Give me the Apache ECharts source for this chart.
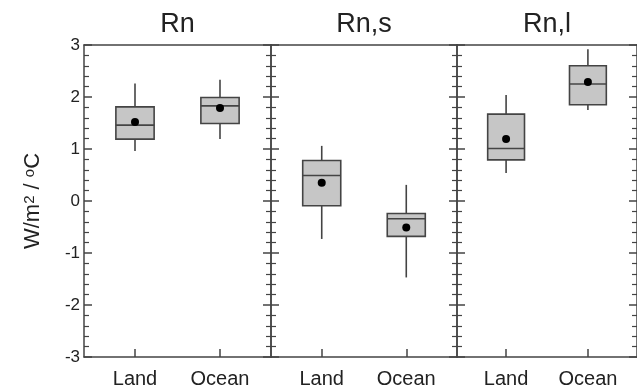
<!DOCTYPE html>
<html>
<head>
<meta charset="utf-8">
<script src="https://cdn.jsdelivr.net/npm/echarts@6/dist/echarts.min.js"></script>
<style>
  html, body { margin: 0; padding: 0; background: #fff; }
  #chart { width: 637px; height: 390px; }
</style>
</head>
<body>
<div id="chart"></div>
<script>
// categories and panel titles
const categories = ["Land", "Ocean"];
const panelTitles = ["Rn", "Rn,s", "Rn,l"];

// box stats per panel: [min, q1, median, q3, max], one row per category
const rnBox = [[0.96, 1.19, 1.46, 1.81, 2.26], [1.19, 1.49, 1.83, 1.99, 2.33]];
const rnMean = [1.52, 1.79];
const rnsBox = [[-0.73, -0.09, 0.49, 0.78, 1.06], [-1.47, -0.68, -0.34, -0.24, 0.31]];
const rnsMean = [0.35, -0.51];
const rnlBox = [[0.54, 0.79, 1.01, 1.67, 2.04], [1.75, 1.85, 2.25, 2.60, 2.92]];
const rnlMean = [1.19, 2.29];

const boxes = [rnBox, rnsBox, rnlBox];
const means = [rnMean, rnsMean, rnlMean];

const ink = "#444";
const font = "Liberation Sans, Arial, sans-serif";
const gridLeft = [84, 271, 457];
const boxWidth = 0.45;

function renderBox(params, api) {
    let x = api.value(0);
    let half = api.size([boxWidth, 0])[0] / 2;
    let pMin = api.coord([x, api.value(1)]);
    let pQ1 = api.coord([x, api.value(2)]);
    let pMed = api.coord([x, api.value(3)]);
    let pQ3 = api.coord([x, api.value(4)]);
    let pMax = api.coord([x, api.value(5)]);
    let pMean = api.coord([x, api.value(6)]);
    let line = { stroke: ink, lineWidth: 1.6 };
    return {
        type: "group",
        children: [
            { type: "line", shape: { x1: pMax[0], y1: pMax[1], x2: pQ3[0], y2: pQ3[1] }, style: line },
            { type: "line", shape: { x1: pQ1[0], y1: pQ1[1], x2: pMin[0], y2: pMin[1] }, style: line },
            { type: "rect", shape: { x: pQ3[0] - half, y: pQ3[1], width: 2 * half, height: pQ1[1] - pQ3[1] },
              style: { fill: "#c6c6c6", stroke: ink, lineWidth: 1.6 } },
            { type: "line", shape: { x1: pMed[0] - half, y1: pMed[1], x2: pMed[0] + half, y2: pMed[1] }, style: line },
            { type: "circle", shape: { cx: pMean[0], cy: pMean[1], r: 4 }, style: { fill: "#000" } }
        ]
    };
}

let grids = [], xAxes = [], yAxes = [], series = [];
panelTitles.forEach(function (title, i) {
    grids.push({ left: gridLeft[i], top: 45, width: i === 0 ? 187 : 186, height: 312 });
    // bottom axis with category labels
    xAxes.push({
        type: "value", gridIndex: i, min: 0.4, max: 2.6, position: "bottom",
        axisLine: { show: true, onZero: false, lineStyle: { color: ink, width: 1.5 } },
        axisTick: { show: true, inside: true, length: 8, customValues: [1, 2], lineStyle: { color: ink, width: 1.5 } },
        axisLabel: { customValues: [1, 2], margin: 12, fontSize: 20, color: "#222", fontFamily: font,
            formatter: function (v) { return categories[Math.round(v) - 1]; } },
        splitLine: { show: false }
    });
    // top axis: frame line + panel title
    xAxes.push({
        type: "value", gridIndex: i, min: 0.4, max: 2.6, position: "top",
        name: title, nameLocation: "middle", nameGap: 7,
        nameTextStyle: { fontSize: 27, color: "#222", fontFamily: font },
        axisLine: { show: true, onZero: false, lineStyle: { color: ink, width: 1.5 } },
        axisTick: { show: false }, axisLabel: { show: false }, splitLine: { show: false }
    });
    ["left", "right"].forEach(function (pos) {
        let showLabel = i === 0 && pos === "left";
        let ax = {
            type: "value", gridIndex: i, position: pos, min: -3, max: 3, interval: 1,
            axisLine: { show: true, onZero: false, lineStyle: { color: ink, width: 1.5 } },
            axisTick: { show: true, inside: true, length: 8, lineStyle: { color: ink, width: 1.5 } },
            minorTick: { show: true, splitNumber: 5, length: 5, lineStyle: { color: ink, width: 1.2 } },
            axisLabel: { show: showLabel, margin: 4, fontSize: 17, color: "#222", fontFamily: font },
            splitLine: { show: false }
        };
        if (showLabel) {
            ax.name = "W/m{sup|2} / {sup|o}C";
            ax.nameLocation = "middle";
            ax.nameGap = 40;
            ax.nameTextStyle = {
                fontSize: 22, color: "#222", fontFamily: font,
                rich: { sup: { fontSize: 15, verticalAlign: "top", color: "#222", fontFamily: font } }
            };
        }
        yAxes.push(ax);
    });
    let data = boxes[i].map(function (b, k) {
        return [k + 1].concat(b).concat([means[i][k]]);
    });
    series.push({
        type: "custom", xAxisIndex: 2 * i, yAxisIndex: 2 * i,
        renderItem: renderBox, data: data,
        encode: { x: 0, y: [1, 2, 3, 4, 5, 6] },
        silent: true
    });
});

let chart = echarts.init(document.getElementById("chart"));
chart.setOption({
    animation: false,
    backgroundColor: "#fff",
    grid: grids,
    xAxis: xAxes,
    yAxis: yAxes,
    series: series
});
</script>
</body>
</html>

Work to complete |
Copy out the whole listing exactly, and don't carry over any pictures.

Finished exercise |
Give me the Apache ECharts source for this chart.
<!DOCTYPE html>
<html>
<head>
<meta charset="utf-8">
<script src="https://cdn.jsdelivr.net/npm/echarts@6/dist/echarts.min.js"></script>
<style>
  html, body { margin: 0; padding: 0; background: #fff; }
  #chart { width: 637px; height: 390px; }
</style>
</head>
<body>
<div id="chart"></div>
<script>
// categories and panel titles
const categories = ["Land", "Ocean"];
const panelTitles = ["Rn", "Rn,s", "Rn,l"];

// box stats per panel: [min, q1, median, q3, max], one row per category
const rnBox = [[0.96, 1.19, 1.46, 1.81, 2.26], [1.19, 1.49, 1.83, 1.99, 2.33]];
const rnMean = [1.52, 1.79];
const rnsBox = [[-0.73, -0.09, 0.49, 0.78, 1.06], [-1.47, -0.68, -0.34, -0.24, 0.31]];
const rnsMean = [0.35, -0.51];
const rnlBox = [[0.54, 0.79, 1.01, 1.67, 2.04], [1.75, 1.85, 2.25, 2.60, 2.92]];
const rnlMean = [1.19, 2.29];

const boxes = [rnBox, rnsBox, rnlBox];
const means = [rnMean, rnsMean, rnlMean];

const ink = "#444";
const font = "Liberation Sans, Arial, sans-serif";
const gridLeft = [84, 271, 457];
const boxWidth = 0.45;

function renderBox(params, api) {
    let x = api.value(0);
    let half = api.size([boxWidth, 0])[0] / 2;
    let pMin = api.coord([x, api.value(1)]);
    let pQ1 = api.coord([x, api.value(2)]);
    let pMed = api.coord([x, api.value(3)]);
    let pQ3 = api.coord([x, api.value(4)]);
    let pMax = api.coord([x, api.value(5)]);
    let pMean = api.coord([x, api.value(6)]);
    let line = { stroke: ink, lineWidth: 1.6 };
    return {
        type: "group",
        children: [
            { type: "line", shape: { x1: pMax[0], y1: pMax[1], x2: pQ3[0], y2: pQ3[1] }, style: line },
            { type: "line", shape: { x1: pQ1[0], y1: pQ1[1], x2: pMin[0], y2: pMin[1] }, style: line },
            { type: "rect", shape: { x: pQ3[0] - half, y: pQ3[1], width: 2 * half, height: pQ1[1] - pQ3[1] },
              style: { fill: "#c6c6c6", stroke: ink, lineWidth: 1.6 } },
            { type: "line", shape: { x1: pMed[0] - half, y1: pMed[1], x2: pMed[0] + half, y2: pMed[1] }, style: line },
            { type: "circle", shape: { cx: pMean[0], cy: pMean[1], r: 4 }, style: { fill: "#000" } }
        ]
    };
}

let grids = [], xAxes = [], yAxes = [], series = [];
panelTitles.forEach(function (title, i) {
    grids.push({ left: gridLeft[i], top: 45, width: i === 0 ? 187 : 186, height: 312 });
    // bottom axis with category labels
    xAxes.push({
        type: "value", gridIndex: i, min: 0.4, max: 2.6, position: "bottom",
        axisLine: { show: true, onZero: false, lineStyle: { color: ink, width: 1.5 } },
        axisTick: { show: true, inside: true, length: 8, customValues: [1, 2], lineStyle: { color: ink, width: 1.5 } },
        axisLabel: { customValues: [1, 2], margin: 12, fontSize: 20, color: "#222", fontFamily: font,
            formatter: function (v) { return categories[Math.round(v) - 1]; } },
        splitLine: { show: false }
    });
    // top axis: frame line + panel title
    xAxes.push({
        type: "value", gridIndex: i, min: 0.4, max: 2.6, position: "top",
        name: title, nameLocation: "middle", nameGap: 7,
        nameTextStyle: { fontSize: 27, color: "#222", fontFamily: font },
        axisLine: { show: true, onZero: false, lineStyle: { color: ink, width: 1.5 } },
        axisTick: { show: false }, axisLabel: { show: false }, splitLine: { show: false }
    });
    ["left", "right"].forEach(function (pos) {
        let showLabel = i === 0 && pos === "left";
        let ax = {
            type: "value", gridIndex: i, position: pos, min: -3, max: 3, interval: 1,
            axisLine: { show: true, onZero: false, lineStyle: { color: ink, width: 1.5 } },
            axisTick: { show: true, inside: true, length: 8, lineStyle: { color: ink, width: 1.5 } },
            minorTick: { show: true, splitNumber: 5, length: 5, lineStyle: { color: ink, width: 1.2 } },
            axisLabel: { show: showLabel, margin: 4, fontSize: 17, color: "#222", fontFamily: font },
            splitLine: { show: false }
        };
        if (showLabel) {
            ax.name = "W/m{sup|2} / {sup|o}C";
            ax.nameLocation = "middle";
            ax.nameGap = 40;
            ax.nameTextStyle = {
                fontSize: 22, color: "#222", fontFamily: font,
                rich: { sup: { fontSize: 15, verticalAlign: "top", color: "#222", fontFamily: font } }
            };
        }
        yAxes.push(ax);
    });
    let data = boxes[i].map(function (b, k) {
        return [k + 1].concat(b).concat([means[i][k]]);
    });
    series.push({
        type: "custom", xAxisIndex: 2 * i, yAxisIndex: 2 * i,
        renderItem: renderBox, data: data,
        encode: { x: 0, y: [1, 2, 3, 4, 5, 6] },
        silent: true
    });
});

let chart = echarts.init(document.getElementById("chart"));
chart.setOption({
    animation: false,
    backgroundColor: "#fff",
    grid: grids,
    xAxis: xAxes,
    yAxis: yAxes,
    series: series
});
</script>
</body>
</html>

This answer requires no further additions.